Zoom calls, meetings in the metaverse and virtual events could all be improved in the future thanks to a series of AI models developed by engineers at Metawhich the company says match sound to imagery, mimicking the way humans experience sound in the real world.
The three models, developed in partnership with researchers from the University of Texas at Austin, are known as Visual-Acoustic Matching, Visually-Informed Dereverberation and VisualVoice. Meta has made the models available for developers.
“We need AI models that understand a person’s physical surroundings based on both how they look and how things sound,” the company said in a blog post explaining the new models.
“For example, there’s a big difference between how a concert would sound in a large venue versus in your living room. That’s because the geometry of a physical space, the materials and surfaces in the area, and the proximity of where the sounds are coming from all factor into how we hear audio.”
Meta’s new audio AI models
The Visual Acoustic-Matching model can take an audio clip recorded anywhere, along with an image of a room or other space, and transform the clip to make it sound like it was recorded in that room.
An example use case for this could be to ensure people in a video chat experience sound the same way. So if one is at home, another in a coffee shop and a third in an office the sound could be adapted so that what you hear comes across as if it were in the room you are sitting in.
Visually-Informed Dereverberation is a model that does the opposite, it takes sounds and visual cues from a space, then focuses on removing reverberation from the space. For example, it can focus on the music from a violin even if it is recorded inside a large train station.
Finally, the VisualVoice model uses visual and audio cues to split speech from other background sounds and voices, allowing the listener to focus on a specific conversation. This could be used in a large conference hall with lots of people mingling.
This focused audio technique could also be used to generate better quality subtitles or make it easier for the future machine learning to understand speech output when more than one person is talking, Meta explained.
Improving audio in virtual experiences
Rob Goodman, reader in music at the University of Hertfordshire and an expert in acoustic spaces, told Tech Monitor This work feeds into a human need to understand where we are in the world and brings it to virtual settings.
“We have to think about how humans perceive sound in their environment,” Goodman says. “Human beings want to know where sound is coming from, how big a space is and how small a space is.
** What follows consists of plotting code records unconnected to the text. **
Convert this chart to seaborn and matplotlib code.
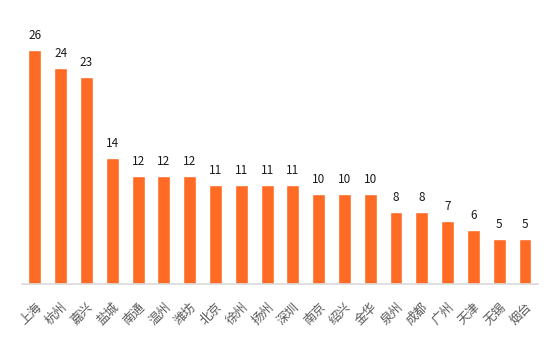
import matplotlib
matplotlib.use("Agg")
import matplotlib.pyplot as plt
import seaborn as sns
import pandas as pd

cities = ["上海", "杭州", "嘉兴", "盐城", "南通", "温州", "潍坊", "北京", "徐州", "扬州",
          "深圳", "南京", "绍兴", "金华", "泉州", "成都", "广州", "天津", "无锡", "烟台"]
counts = [26, 24, 23, 14, 12, 12, 12, 11, 11, 11, 11, 10, 10, 10, 8, 8, 7, 6, 5, 5]

df = pd.DataFrame({"city": cities, "count": counts})

sns.set_theme(style="white")
plt.rcParams["font.family"] = ["Noto Sans CJK SC", "DejaVu Sans"]

fig = plt.figure(figsize=(5.54, 3.41), dpi=100)
ax = fig.add_axes([0.0397, 0.167, 0.9313, 0.792])

sns.barplot(data=df, x="city", y="count", color="#FF6A24", saturation=1,
            width=0.5, ax=ax)

for i, v in enumerate(counts):
    ax.text(i, v + 0.9, str(v), ha="center", va="bottom", fontsize=8.5, color="#1a1a1a")

ax.set_ylim(0, 30)
ax.set_xlim(-0.5, len(cities) - 0.5)
ax.set_xlabel("")
ax.set_ylabel("")
ax.set_yticks([])
for side in ["top", "right", "left"]:
    ax.spines[side].set_visible(False)
ax.spines["bottom"].set_color("#d9d9d9")
ax.spines["bottom"].set_linewidth(1.2)
ax.tick_params(axis="x", length=0, pad=12)
for lbl in ax.get_xticklabels():
    lbl.set_rotation(45)
    lbl.set_ha("right")
    lbl.set_rotation_mode("anchor")
    lbl.set_fontsize(9)
    lbl.set_color("#595959")

fig.savefig("out.png", dpi=100)
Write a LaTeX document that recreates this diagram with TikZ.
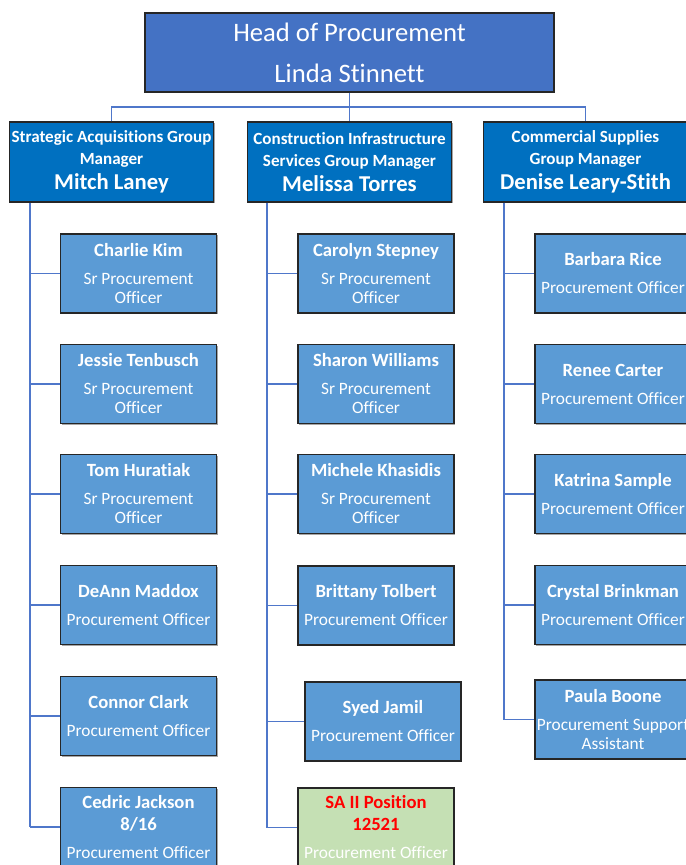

When listening to sound being created we listen to several different things. One is the source, but you also listen to what happens to sound when combined with the room – the acoustics.”
Being able to capture and mimic that second aspect correctly could make virtual worlds and spaces seem more realistic, he explains, and do away with the disconnect humans might experience if the visuals don’t accurately match the audio.
An example of this could be a concert where a choice is performing outdoors, but the actual audio is recorded inside a cathedral, complete with significant reverb. That reverb wouldn’t be expected on a beach, so the mismatch of sound and visual would be unexpected and off putting.
Goodman said the biggest change is how the perception of the listener is considered when implementing these AI models. “The position of the listener needs to be thought out a great deal,” he says. “The sound made close to a person compared to metres away is important. It is based around the speed of sound in air so a small delay in the time it takes to get to a person is utterly crucial.”
He said part of the problem with improving audio is the lack of end-user equipment, explaining users will “spend thousands of pounds on curved monitor but won’t pay more than £20 for a pair of headphones”.
Professor Mark Plumbley, EPSRC Fellow in AI for Sound at the University of Surrey, is developing classifiers for different types of sounds so they can be removed or highlighted in recordings. “If you are going to create this realistic experience for people you need the vision and sound to match,” he says.
“It is harder for a computer than I think it would be for people. When we are listening to sounds there is an effect called directional marking that helps us focus on the sound from somebody in front of us and ignore sounds from the side.
This is something we’re used to doing in the real world, Plumbley says. “If you are in a cocktail party, with lots of conversations going on, you can focus on the conversation of interest, we can block out sounds from the side or elsewhere,” he says. “This is a challenging thing to do in a virtual world.”
He says a lot of this work has come about because of changes in machine learning, with better deep learning techniques that work across different disciplines, including sound and image AI. “A lot of these things are related to signal processing,” Plumbley adds.
“Whether sounds, gravitational waves or time series information from financial data. They are about signals that come over time. In the past researchers had to build individual ways for different types of objects to extract out different things. Now we are finding deep learning models are able to pull out the patterns.”